After learning that Kedarnath killed Sanjay's brother and sister-in-law, Sanjay confronts and challenges him that he will kill him in the same place, but will not remove the evidence. Despite Jenny and Vijay's attempt to stop him, he goes to kill Kedarnath, his son Mahesh, corrupt Inspector P.K. Dubey, and his henchman Nanubhai Chatewala.

Sanjay chases and kills Mahesh on the night of New Year's Eve. Then chases Inspector Dubey in the meat market, then chops him and hangs him to death by a metal hook. Sanjay suddenly learns that Vijay actually put him in jail to save his life and realizes his mistake. He also learns that Kedarnath lured Vijay to get him killed on Ganesh Chaturthi festival, so he reaches there and saves him. And he kills Nanunbhai in hand-to-hand combat.

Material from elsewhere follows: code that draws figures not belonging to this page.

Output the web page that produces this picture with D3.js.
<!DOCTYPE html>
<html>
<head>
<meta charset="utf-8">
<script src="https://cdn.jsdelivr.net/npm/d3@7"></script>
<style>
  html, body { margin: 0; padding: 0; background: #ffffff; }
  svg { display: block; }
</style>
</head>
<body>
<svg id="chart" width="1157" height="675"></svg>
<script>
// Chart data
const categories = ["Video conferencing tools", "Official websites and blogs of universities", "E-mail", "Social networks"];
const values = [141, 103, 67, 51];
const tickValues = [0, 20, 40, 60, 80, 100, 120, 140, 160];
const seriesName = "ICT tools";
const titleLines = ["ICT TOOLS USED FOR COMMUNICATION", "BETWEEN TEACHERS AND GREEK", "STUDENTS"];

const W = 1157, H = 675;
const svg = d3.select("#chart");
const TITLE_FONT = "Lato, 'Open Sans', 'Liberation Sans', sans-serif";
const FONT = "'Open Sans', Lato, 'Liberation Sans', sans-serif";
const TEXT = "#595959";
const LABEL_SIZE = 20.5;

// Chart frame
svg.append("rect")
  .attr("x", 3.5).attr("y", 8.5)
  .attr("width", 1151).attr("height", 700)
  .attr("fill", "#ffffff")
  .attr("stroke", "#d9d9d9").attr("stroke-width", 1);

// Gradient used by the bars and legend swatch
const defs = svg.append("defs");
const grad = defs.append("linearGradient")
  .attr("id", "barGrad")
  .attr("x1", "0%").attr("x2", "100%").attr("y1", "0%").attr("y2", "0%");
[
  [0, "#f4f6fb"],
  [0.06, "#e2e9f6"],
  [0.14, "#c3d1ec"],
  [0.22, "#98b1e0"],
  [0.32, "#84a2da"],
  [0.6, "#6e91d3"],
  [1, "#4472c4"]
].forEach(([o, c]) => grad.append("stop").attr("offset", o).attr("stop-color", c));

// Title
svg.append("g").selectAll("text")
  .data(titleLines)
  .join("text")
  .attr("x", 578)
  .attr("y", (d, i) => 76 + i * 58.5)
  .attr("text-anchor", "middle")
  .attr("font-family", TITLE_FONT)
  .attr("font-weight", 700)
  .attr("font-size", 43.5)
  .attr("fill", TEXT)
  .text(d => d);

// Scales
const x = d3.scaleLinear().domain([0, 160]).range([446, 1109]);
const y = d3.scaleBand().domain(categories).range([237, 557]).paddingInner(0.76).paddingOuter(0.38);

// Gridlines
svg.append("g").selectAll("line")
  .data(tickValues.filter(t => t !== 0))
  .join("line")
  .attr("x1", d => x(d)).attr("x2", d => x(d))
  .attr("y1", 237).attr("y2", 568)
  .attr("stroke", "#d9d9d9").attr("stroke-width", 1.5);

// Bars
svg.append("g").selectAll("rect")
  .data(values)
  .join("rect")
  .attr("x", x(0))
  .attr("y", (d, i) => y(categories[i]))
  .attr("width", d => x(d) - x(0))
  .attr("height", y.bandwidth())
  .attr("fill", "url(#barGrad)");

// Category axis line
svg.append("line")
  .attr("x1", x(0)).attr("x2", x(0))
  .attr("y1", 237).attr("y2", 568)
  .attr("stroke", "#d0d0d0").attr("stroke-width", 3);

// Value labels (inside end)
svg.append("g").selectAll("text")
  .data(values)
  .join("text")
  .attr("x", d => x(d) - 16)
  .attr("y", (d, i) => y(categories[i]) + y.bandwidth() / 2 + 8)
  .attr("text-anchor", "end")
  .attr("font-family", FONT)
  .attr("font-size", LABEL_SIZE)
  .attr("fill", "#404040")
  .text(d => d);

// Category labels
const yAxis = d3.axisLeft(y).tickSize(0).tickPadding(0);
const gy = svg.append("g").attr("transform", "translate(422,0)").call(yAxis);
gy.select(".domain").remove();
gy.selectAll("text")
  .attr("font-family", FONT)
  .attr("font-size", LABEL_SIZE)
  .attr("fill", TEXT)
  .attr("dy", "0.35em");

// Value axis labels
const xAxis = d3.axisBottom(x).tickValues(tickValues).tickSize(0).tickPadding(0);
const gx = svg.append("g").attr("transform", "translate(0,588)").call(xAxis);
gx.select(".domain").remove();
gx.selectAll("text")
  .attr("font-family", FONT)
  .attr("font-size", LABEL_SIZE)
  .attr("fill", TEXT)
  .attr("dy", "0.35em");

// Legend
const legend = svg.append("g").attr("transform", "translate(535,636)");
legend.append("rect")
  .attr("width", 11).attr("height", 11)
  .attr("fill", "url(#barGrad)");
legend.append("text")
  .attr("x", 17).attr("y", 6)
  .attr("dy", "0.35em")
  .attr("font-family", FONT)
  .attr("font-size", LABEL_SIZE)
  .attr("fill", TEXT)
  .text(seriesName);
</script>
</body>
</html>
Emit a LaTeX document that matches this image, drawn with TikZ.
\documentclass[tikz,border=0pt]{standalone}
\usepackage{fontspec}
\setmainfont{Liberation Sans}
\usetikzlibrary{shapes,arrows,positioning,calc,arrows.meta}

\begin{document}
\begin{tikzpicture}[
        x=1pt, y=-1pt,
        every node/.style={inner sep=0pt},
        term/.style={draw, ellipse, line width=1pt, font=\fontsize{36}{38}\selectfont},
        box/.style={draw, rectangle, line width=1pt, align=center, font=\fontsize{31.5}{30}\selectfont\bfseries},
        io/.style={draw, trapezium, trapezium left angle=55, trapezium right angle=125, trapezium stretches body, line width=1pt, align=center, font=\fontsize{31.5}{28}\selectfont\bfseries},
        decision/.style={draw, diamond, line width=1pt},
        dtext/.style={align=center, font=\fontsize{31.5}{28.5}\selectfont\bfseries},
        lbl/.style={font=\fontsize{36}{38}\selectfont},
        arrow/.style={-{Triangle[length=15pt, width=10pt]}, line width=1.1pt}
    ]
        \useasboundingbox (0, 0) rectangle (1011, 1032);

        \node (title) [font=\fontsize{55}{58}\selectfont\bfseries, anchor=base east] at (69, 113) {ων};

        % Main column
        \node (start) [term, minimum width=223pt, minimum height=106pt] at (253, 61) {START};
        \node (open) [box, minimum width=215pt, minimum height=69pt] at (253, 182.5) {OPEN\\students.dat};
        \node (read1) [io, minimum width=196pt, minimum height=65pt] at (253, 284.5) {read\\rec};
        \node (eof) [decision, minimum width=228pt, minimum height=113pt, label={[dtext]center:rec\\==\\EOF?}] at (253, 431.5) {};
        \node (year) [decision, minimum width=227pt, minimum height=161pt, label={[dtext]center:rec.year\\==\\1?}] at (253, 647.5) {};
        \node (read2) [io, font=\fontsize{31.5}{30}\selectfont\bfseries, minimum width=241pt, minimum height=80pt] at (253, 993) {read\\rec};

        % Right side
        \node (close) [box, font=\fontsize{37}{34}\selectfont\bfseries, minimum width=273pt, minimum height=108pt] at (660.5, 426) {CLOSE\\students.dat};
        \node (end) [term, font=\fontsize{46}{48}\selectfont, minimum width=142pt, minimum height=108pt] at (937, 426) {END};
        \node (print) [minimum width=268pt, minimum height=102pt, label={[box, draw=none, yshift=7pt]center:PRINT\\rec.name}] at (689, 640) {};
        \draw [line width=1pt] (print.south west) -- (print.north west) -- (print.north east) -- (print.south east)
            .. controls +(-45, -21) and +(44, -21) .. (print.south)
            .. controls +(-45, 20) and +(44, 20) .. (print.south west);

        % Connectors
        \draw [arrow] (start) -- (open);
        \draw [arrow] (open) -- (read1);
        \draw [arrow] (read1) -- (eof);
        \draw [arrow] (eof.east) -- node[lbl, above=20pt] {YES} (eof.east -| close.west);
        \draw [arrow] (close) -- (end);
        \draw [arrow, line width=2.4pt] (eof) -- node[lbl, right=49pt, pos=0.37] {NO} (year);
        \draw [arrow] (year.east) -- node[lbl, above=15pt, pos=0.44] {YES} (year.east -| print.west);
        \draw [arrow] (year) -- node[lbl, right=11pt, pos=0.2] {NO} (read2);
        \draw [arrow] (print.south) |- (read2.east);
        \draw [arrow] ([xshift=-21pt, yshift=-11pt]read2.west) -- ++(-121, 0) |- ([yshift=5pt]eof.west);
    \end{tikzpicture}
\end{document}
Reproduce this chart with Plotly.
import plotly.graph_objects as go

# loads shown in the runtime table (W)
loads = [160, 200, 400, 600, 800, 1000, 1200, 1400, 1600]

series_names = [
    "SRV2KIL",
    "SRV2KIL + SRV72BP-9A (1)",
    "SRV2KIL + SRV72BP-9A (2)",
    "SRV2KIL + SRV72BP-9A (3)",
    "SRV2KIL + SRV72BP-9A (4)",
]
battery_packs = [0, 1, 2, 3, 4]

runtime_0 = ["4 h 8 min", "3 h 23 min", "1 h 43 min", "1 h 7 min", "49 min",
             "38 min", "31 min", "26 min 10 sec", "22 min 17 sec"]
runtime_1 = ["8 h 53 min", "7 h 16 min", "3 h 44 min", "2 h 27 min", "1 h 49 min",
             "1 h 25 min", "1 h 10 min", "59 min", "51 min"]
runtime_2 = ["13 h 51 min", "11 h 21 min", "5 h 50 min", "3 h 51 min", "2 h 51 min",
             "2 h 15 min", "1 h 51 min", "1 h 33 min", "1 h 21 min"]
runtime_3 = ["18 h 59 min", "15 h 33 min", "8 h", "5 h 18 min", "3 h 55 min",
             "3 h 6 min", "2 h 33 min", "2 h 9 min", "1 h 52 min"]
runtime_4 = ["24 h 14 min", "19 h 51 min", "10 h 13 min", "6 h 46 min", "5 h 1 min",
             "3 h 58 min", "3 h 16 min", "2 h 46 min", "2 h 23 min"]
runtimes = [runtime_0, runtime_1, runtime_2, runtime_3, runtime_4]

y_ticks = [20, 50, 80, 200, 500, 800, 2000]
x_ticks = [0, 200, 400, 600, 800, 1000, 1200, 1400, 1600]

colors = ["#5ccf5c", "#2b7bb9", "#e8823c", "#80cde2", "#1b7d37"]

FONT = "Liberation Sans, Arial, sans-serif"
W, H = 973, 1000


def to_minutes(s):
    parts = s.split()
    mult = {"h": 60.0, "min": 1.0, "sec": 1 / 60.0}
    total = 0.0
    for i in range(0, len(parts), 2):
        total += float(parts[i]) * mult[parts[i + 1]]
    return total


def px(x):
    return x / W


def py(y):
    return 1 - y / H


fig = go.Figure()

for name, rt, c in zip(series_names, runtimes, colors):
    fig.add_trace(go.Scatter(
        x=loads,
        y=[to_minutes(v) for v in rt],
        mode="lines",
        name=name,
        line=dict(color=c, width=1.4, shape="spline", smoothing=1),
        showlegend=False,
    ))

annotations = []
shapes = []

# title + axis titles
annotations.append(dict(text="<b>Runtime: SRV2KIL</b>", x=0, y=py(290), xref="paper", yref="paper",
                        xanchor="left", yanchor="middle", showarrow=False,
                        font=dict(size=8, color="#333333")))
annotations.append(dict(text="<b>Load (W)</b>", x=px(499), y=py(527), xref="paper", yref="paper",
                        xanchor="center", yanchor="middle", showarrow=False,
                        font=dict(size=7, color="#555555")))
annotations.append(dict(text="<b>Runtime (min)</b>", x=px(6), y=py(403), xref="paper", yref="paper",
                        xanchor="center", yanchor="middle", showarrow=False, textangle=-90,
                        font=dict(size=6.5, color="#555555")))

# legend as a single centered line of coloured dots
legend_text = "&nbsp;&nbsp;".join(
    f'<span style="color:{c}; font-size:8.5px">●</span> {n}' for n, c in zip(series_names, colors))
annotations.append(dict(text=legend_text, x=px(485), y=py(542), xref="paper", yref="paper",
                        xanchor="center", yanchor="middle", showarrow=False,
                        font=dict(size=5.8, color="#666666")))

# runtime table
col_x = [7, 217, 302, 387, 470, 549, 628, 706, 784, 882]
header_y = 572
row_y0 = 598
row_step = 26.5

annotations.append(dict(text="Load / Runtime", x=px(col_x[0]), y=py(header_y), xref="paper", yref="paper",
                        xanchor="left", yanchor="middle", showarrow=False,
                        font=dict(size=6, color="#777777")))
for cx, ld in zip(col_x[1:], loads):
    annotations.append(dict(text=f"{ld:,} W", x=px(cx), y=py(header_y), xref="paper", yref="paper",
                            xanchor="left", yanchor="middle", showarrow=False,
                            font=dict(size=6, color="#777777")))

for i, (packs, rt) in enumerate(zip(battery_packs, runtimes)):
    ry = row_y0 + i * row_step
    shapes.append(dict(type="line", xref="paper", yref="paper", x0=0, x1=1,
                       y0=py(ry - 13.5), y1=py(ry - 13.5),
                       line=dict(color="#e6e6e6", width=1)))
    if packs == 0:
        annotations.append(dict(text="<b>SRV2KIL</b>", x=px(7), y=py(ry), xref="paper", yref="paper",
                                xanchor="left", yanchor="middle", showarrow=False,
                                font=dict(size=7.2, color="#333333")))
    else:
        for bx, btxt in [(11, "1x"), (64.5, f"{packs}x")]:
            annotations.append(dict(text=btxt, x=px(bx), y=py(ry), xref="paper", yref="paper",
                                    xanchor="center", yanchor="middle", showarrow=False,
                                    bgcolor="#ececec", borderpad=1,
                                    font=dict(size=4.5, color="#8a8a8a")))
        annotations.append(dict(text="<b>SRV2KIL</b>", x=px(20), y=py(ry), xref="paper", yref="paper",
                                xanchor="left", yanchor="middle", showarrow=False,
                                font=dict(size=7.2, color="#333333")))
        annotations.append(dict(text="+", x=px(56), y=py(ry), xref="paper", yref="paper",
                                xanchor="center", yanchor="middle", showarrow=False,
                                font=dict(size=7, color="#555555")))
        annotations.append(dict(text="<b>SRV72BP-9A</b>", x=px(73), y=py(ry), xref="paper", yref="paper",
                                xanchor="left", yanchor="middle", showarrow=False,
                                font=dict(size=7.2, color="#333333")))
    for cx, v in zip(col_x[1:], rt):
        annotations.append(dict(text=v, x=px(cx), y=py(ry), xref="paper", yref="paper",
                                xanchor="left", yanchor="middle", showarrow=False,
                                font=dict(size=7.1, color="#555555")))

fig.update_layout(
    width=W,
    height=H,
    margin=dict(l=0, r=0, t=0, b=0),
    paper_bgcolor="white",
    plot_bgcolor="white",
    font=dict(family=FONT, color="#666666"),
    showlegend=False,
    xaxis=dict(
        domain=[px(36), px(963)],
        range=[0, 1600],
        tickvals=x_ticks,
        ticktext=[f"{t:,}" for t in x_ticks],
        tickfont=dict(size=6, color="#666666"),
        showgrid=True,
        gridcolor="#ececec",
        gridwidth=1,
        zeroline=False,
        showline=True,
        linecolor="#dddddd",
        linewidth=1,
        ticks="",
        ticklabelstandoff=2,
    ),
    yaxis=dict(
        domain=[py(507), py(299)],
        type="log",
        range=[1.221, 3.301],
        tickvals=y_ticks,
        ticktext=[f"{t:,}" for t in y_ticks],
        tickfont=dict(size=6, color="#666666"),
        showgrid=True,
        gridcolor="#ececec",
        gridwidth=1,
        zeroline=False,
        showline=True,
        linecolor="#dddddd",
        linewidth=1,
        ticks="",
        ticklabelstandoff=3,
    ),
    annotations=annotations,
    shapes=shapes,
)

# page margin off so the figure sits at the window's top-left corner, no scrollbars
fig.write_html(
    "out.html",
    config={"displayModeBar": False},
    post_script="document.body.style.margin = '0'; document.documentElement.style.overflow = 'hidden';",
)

After killing 3 of them, Sanjay lures Kedarnath to his industry and attempts to kill him in the same places and in the same manner his brother and sister-in-law were killed, but the police force led by Vijay finally comes to stop him. Sanjay's surrender comes to a halt when unconscious Kedarnath wakes up and tries to shoot him. Instead, Vijay gets shot trying to save Sanjay. Sanjay shoots Kedarnath to death. After Vijay recovers, he and Sanjay get emotionally united.

==Cast==
- Jeetendra as Police Commissioner Vijay Kapoor
- Sanjay Dutt as Sanjay Malhotra
- Madhuri Dixit as Jenny Malhotra
- Mohsin Khan as Raj Malhotra
- Poonam Dhillon as Vijay's wife
- Saeed Jaffrey as Inspector General of Police
- Satyendra Kapoor as Edward Pinto
- Shakti Kapoor as Inspector P.K. Dubey
- Raza Murad as The Narrator
- Amrish Puri as Seth. Kedar Nath
- Paresh Rawal as Nanubhai Chathewala
- Sumalatha as Shanti Malhotra
- Kishore Anand Bhanushali as Avinash , Sanjay's friend
- Tej Sapru as Mahesh Nath
- Snehal Dabi as Kakhil, Sanjay's friend
- Brij Gopal as Kelkar (Informer)
- Shashi Kiran as Sadanand, Sanjay's friend
- Mehmood Jr. as Iqbal, Sanjay's friend
- Tariq Shah as Inspector Aslam Sher Khan
- Gurbachchan Singh as Ujagar

==Soundtrack==
Music by: Laxmikant-Pyarelal & Lyricist: Anand Bakshi

| # | Title | Singer(s) |
|---|---|---|
| 1 | "Choole Choole" | Alka Yagnik |
| 2 | "Ek Taraf Akeli" | Mohammad Aziz, Alka Yagnik |
| 3 | "Tapka Re Tapka" | Mohammad Aziz, Kavita Krishnamurthy |
| 4 | "Loji Sunoji" | Mohammad Aziz, Alka Yagnik |
| 5 | "Deva O Deva" | Alka Yagnik |
| 6 | "Tere Bin Main Hu Kya" | Amit Kumar, Mohammad Aziz, Kavita Krishnamurthy, Sadhana Sargam |
| 7 | "Mere Yaaron Tum" | Amit Kumar |
| 8 | "Tapka Re Tapka (Duet)" | Mohd Aziz, Kavita Krishnamurthy |
| 9 | "Tapka Re Tapka v2" | Mohd Aziz |
| 10 | "Tapka Re Tapka v3" | Mohd Aziz |
| 11 | "Haan Main Tujhse Pyaar Karti Hoon" | Alka Yagnik, Vinod Rathod |

==Reception==
A critic from Deccan Herald wrote that "Sanjay looks smashing, thanks to his body-hugging lycra T-shirts, but there's definitely a 'what am I doing in this film` look about him. It's refreshing to see Amrish Puri like he actually looks in real life - minus all those goofy, grotesque getups. Yet, he and the baddies have fallen into a rut. Even the paisa vasool numbers fail to provide relief from booming guns and exploding cars".